▸ **STATED GOAL**: Go from the first line to the line with "const yTicksA = [0,20,40,60,80,100];" and return those lines verbatim, ends included.
__________
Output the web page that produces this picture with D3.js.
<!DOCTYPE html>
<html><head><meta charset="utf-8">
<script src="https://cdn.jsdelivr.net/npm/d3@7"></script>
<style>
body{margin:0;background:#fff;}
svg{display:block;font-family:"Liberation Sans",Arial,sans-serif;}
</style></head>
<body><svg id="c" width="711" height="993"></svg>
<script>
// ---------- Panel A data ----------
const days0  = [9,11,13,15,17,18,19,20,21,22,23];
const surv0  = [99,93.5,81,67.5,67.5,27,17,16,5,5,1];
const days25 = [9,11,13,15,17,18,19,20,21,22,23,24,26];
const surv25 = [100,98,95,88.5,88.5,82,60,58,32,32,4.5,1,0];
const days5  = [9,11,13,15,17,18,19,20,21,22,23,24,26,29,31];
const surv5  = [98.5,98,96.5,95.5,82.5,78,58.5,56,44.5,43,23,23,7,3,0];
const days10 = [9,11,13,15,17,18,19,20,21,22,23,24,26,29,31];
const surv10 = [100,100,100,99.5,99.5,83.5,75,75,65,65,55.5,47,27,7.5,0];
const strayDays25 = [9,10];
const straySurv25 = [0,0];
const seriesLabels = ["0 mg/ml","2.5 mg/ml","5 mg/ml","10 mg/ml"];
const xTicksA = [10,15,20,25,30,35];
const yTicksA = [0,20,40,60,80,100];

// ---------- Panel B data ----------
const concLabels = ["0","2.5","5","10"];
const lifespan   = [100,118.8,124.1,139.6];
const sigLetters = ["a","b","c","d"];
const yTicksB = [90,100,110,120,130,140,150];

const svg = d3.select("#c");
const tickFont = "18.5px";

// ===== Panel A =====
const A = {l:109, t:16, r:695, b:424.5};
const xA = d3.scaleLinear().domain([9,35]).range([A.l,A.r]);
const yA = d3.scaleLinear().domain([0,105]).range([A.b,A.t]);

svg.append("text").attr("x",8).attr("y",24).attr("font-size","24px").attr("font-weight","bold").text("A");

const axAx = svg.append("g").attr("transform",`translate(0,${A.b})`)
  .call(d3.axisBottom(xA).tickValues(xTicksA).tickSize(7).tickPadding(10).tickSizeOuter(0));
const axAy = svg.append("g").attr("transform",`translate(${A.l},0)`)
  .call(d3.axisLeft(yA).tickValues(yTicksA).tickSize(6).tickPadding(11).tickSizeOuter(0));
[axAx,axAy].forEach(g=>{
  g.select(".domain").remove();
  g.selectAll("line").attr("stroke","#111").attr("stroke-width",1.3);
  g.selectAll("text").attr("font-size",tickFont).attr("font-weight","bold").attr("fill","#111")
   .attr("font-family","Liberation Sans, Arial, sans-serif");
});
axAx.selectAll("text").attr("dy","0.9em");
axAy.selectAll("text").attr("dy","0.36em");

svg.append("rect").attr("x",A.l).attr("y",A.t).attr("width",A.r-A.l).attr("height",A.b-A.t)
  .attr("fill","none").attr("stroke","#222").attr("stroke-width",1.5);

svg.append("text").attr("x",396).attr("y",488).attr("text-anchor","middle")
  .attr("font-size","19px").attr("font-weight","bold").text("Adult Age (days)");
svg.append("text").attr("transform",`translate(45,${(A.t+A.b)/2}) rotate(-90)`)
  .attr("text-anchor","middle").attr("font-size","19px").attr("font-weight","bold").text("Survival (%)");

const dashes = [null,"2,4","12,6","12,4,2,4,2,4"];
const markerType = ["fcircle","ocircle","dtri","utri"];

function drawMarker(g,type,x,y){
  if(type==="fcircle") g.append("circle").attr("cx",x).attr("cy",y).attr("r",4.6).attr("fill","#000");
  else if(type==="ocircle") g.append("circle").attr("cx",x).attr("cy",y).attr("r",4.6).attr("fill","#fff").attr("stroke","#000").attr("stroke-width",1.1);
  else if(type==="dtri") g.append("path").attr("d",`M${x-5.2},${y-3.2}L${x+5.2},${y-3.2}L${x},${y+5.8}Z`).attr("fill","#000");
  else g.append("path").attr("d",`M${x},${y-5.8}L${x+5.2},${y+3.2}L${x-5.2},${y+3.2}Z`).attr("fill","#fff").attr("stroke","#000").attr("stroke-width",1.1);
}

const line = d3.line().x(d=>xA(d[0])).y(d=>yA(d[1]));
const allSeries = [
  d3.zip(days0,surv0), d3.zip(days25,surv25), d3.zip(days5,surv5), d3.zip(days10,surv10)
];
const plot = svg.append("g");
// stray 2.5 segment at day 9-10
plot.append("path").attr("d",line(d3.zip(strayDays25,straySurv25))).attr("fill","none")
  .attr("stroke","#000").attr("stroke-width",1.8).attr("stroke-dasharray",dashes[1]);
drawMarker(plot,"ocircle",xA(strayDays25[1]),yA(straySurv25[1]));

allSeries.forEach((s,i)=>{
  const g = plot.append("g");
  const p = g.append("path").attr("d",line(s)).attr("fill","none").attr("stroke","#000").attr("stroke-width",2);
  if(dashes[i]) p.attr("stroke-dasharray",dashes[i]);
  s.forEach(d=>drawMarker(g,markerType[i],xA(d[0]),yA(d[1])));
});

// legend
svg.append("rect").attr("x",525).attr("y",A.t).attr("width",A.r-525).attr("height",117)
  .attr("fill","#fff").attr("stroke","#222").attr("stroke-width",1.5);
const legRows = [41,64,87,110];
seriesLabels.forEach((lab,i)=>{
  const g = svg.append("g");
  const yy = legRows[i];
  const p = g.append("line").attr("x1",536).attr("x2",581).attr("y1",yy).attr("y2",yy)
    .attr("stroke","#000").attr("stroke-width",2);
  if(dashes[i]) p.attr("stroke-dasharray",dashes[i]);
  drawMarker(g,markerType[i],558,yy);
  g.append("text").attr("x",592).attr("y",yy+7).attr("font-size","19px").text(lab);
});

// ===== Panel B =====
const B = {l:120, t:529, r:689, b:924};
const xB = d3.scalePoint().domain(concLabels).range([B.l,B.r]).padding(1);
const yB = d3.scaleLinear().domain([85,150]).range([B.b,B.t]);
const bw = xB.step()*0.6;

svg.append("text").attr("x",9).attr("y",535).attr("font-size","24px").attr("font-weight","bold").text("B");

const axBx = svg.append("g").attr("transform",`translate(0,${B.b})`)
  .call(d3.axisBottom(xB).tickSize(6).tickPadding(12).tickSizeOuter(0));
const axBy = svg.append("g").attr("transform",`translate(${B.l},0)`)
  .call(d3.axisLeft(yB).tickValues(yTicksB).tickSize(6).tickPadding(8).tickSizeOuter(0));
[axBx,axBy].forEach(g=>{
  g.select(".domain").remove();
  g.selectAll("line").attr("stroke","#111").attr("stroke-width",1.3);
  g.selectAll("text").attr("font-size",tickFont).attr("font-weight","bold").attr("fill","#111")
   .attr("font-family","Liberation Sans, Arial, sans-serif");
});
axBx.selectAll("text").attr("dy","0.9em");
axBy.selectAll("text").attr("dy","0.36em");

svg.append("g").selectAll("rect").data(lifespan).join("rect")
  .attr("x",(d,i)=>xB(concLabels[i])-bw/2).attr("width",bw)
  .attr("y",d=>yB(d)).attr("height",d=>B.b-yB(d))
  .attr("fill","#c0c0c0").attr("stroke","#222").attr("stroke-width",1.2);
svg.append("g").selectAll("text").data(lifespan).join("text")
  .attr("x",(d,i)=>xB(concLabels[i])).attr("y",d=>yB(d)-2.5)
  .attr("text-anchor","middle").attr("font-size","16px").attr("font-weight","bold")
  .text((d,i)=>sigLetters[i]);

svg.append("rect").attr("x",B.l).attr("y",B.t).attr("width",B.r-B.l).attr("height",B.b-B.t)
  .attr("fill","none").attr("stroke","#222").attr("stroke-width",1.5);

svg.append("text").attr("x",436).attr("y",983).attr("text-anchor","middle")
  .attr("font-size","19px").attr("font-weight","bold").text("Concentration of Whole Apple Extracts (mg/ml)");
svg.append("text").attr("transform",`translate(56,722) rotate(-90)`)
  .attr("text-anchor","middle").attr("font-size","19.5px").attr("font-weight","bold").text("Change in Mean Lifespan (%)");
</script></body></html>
__________
▸ **EXERCISE SOLUTION**:
Output the web page that produces this picture with D3.js.
<!DOCTYPE html>
<html><head><meta charset="utf-8">
<script src="https://cdn.jsdelivr.net/npm/d3@7"></script>
<style>
body{margin:0;background:#fff;}
svg{display:block;font-family:"Liberation Sans",Arial,sans-serif;}
</style></head>
<body><svg id="c" width="711" height="993"></svg>
<script>
// ---------- Panel A data ----------
const days0  = [9,11,13,15,17,18,19,20,21,22,23];
const surv0  = [99,93.5,81,67.5,67.5,27,17,16,5,5,1];
const days25 = [9,11,13,15,17,18,19,20,21,22,23,24,26];
const surv25 = [100,98,95,88.5,88.5,82,60,58,32,32,4.5,1,0];
const days5  = [9,11,13,15,17,18,19,20,21,22,23,24,26,29,31];
const surv5  = [98.5,98,96.5,95.5,82.5,78,58.5,56,44.5,43,23,23,7,3,0];
const days10 = [9,11,13,15,17,18,19,20,21,22,23,24,26,29,31];
const surv10 = [100,100,100,99.5,99.5,83.5,75,75,65,65,55.5,47,27,7.5,0];
const strayDays25 = [9,10];
const straySurv25 = [0,0];
const seriesLabels = ["0 mg/ml","2.5 mg/ml","5 mg/ml","10 mg/ml"];
const xTicksA = [10,15,20,25,30,35];
const yTicksA = [0,20,40,60,80,100];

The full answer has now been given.